We have all heard the phrase “money can’t buy happiness”, but can it buy a “get out of jail” free card?
Main stream media favors “attention grabber headlines” than a corporate crime. The White House, Congress, and the Department of Justice have not noticed how Wall Street companies are able to break anti-fraud laws over and over again. No one has expressed any outrage. No one seems to care, but this is why you should.
To further examine this topic of corporate greed, I first looked at the article written by Amitai Etzioni, a columnist for CNN, published in February 2011. He talked about how New York Times investigated the Securities and Exchange Commission (SEC) deals with companies who had violated anti-fraud laws.

Companies hire lawyers to help defend their case, often resulting in a settlement contract— a fine in which the company has to pay in order to not have jail time. In that same settlement, it contains a promise not to break the law again. Times notes how this is usually off because the company, “after all, was merely promising not to do something that the law already forbids.” Often the same corporations violate the law again — and make the same promise again and again.
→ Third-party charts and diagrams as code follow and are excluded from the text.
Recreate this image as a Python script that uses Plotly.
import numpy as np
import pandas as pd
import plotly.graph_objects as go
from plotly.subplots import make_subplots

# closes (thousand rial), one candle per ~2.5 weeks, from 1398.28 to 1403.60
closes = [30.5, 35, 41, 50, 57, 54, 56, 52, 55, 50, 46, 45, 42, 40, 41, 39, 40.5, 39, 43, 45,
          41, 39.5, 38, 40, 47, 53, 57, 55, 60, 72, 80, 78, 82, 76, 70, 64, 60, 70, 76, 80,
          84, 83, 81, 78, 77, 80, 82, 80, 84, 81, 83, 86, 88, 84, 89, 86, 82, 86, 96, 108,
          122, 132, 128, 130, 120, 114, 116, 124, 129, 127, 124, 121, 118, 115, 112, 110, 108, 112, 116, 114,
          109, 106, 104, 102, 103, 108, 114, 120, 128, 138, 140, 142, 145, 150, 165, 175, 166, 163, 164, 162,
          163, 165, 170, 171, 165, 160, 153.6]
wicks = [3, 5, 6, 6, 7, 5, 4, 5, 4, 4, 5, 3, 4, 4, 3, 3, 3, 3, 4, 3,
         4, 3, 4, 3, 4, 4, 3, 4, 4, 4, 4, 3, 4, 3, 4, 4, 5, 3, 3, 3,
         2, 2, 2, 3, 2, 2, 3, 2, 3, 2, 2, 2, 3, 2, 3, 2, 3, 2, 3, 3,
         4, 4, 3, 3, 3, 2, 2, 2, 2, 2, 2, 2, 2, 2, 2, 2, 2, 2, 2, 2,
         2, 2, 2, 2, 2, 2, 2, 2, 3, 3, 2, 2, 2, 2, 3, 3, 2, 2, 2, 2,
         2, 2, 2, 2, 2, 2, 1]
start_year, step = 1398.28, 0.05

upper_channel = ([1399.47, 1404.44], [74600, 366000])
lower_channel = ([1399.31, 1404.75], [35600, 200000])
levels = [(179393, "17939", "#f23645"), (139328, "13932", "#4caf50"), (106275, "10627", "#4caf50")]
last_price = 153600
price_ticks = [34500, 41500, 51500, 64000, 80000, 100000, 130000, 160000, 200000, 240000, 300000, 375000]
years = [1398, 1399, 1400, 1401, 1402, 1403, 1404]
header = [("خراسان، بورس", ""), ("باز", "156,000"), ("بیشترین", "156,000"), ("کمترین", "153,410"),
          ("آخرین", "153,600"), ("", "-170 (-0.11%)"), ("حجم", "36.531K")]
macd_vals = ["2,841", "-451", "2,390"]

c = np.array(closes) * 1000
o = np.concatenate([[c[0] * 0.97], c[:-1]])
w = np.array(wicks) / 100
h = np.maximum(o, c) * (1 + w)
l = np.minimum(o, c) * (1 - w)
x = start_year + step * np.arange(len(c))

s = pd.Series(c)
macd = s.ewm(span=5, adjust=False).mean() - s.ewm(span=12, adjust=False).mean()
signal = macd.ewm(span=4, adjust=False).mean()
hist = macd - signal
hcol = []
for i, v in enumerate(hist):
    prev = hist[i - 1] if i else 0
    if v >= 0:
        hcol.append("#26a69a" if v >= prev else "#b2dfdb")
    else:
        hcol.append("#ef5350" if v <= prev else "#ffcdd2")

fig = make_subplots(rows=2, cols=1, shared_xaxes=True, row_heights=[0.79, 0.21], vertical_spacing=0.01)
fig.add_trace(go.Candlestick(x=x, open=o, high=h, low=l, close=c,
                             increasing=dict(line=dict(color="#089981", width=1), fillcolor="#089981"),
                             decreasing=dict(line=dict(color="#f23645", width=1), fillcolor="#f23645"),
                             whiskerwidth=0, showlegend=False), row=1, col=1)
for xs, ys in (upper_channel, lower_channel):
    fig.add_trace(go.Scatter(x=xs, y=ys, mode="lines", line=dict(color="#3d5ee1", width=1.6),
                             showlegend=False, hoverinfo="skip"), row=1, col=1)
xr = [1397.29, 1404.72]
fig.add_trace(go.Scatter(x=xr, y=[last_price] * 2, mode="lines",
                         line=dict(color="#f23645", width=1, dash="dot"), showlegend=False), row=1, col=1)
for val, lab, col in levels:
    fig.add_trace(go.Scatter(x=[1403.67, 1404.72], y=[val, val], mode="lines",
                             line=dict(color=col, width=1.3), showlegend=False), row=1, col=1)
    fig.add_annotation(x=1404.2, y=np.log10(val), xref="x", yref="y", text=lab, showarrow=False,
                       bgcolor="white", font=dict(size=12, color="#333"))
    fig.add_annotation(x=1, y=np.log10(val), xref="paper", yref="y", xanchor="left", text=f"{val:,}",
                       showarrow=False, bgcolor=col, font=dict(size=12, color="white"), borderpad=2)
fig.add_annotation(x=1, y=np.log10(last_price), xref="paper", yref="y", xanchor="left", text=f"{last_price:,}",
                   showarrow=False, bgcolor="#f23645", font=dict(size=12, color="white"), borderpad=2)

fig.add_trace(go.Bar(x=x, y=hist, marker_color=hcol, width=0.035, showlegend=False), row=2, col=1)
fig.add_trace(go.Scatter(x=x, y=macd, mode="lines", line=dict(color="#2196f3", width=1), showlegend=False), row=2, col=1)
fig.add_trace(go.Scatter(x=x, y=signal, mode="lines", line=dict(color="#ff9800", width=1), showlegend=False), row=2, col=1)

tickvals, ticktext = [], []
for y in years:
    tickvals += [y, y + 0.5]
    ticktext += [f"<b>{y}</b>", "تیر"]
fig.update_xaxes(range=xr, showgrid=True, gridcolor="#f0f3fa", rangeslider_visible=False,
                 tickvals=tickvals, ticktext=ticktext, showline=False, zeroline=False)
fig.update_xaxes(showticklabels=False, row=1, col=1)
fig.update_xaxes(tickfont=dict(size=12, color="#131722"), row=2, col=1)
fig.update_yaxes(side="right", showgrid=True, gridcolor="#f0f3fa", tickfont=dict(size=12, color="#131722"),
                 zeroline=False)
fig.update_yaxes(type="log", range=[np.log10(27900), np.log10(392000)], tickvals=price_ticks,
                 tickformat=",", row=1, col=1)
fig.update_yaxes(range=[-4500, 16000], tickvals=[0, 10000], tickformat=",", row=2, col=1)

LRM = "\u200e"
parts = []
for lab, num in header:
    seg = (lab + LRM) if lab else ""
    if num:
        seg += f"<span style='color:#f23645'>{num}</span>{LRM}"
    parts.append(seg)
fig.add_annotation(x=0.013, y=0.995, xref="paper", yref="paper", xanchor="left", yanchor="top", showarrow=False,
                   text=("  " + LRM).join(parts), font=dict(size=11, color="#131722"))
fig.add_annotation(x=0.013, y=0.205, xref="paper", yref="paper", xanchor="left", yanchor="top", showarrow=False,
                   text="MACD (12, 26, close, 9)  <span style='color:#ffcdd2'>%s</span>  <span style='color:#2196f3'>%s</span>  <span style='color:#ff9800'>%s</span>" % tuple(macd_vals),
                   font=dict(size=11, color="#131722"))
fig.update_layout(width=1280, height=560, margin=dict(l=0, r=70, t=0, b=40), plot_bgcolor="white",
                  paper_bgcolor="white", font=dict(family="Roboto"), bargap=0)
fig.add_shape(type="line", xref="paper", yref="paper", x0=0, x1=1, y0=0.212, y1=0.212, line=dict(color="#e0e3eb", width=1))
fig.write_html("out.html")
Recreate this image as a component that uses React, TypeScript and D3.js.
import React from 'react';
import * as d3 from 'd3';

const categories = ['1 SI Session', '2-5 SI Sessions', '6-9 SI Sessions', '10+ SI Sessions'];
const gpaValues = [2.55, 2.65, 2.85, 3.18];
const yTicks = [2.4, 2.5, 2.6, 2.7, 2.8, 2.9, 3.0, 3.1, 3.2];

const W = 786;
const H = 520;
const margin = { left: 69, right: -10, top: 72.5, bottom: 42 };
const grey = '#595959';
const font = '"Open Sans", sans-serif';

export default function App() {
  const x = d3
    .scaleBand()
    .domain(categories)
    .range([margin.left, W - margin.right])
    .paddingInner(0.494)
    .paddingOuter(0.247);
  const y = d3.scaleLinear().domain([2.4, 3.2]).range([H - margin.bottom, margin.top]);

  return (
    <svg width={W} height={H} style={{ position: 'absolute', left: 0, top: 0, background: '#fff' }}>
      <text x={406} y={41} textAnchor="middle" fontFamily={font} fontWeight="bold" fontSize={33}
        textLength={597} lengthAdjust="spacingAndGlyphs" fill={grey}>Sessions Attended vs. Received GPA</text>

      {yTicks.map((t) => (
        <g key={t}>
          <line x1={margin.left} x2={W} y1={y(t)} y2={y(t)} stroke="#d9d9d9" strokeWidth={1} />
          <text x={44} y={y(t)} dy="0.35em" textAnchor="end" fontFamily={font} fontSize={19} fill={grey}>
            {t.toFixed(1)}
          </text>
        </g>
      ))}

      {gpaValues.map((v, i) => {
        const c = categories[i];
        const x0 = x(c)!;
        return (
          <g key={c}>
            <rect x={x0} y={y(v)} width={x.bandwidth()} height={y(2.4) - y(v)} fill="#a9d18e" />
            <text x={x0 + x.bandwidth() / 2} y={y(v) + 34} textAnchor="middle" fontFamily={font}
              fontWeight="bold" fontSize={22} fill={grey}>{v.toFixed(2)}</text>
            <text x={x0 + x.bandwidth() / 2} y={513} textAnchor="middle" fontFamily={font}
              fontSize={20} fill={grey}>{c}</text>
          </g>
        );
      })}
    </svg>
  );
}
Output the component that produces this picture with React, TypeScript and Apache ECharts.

A more prominent example is the global-wide bank, Citigroup. According to the Times, Citigroup agreed last month to pay $285 million to settle civil charges that it had defrauded customers during the housing bubble. The SEC made the company promise that it would never violate one of the main anti fraud provisions of the law again. This was one year after Citigroup broke that very same antifraud statue in 2010. Before that, they broke that promise again in 2006.

The Times found 51 cases over the past 15 years in which 19 Wall Street firms broke anti-fraud laws they had promised not to break.
What happens if a medium to small size company breaks one of these anti-fraud laws? That company would face hundreds of thousands of dollars in debt plus potential jail time.
What happens if a Wall Street company breaks an anti- fraud law? Nothing.
The director of the Oscar-winning documentary “Inside Job,” Charles Ferguson, pointed out earlier this year the widespread fraud involved in the mortgage scandals. Despite corporations having hired people to forge thousands of signatures, “not only has nobody gone to jail, but there haven’t even been any criminal prosecutions. Literally zero under the Obama administration.”
When a case makes the headlines, it usually is about: abortion, gun control, or immigration. These issues tug at the citizens heartstrings. It has an emotional appeal– emotions draws in viewers.
No matter how big or small a company is, if it breaks a law, that company should face a just punishment.
What happened to right and wrong?
I think the purpose of this article is to bring attention to this topic. To stop corporate greed from taking over this country. I hope that more people will open their eyes to the evil going on in the world. The first step to fight the evil is to talk about it.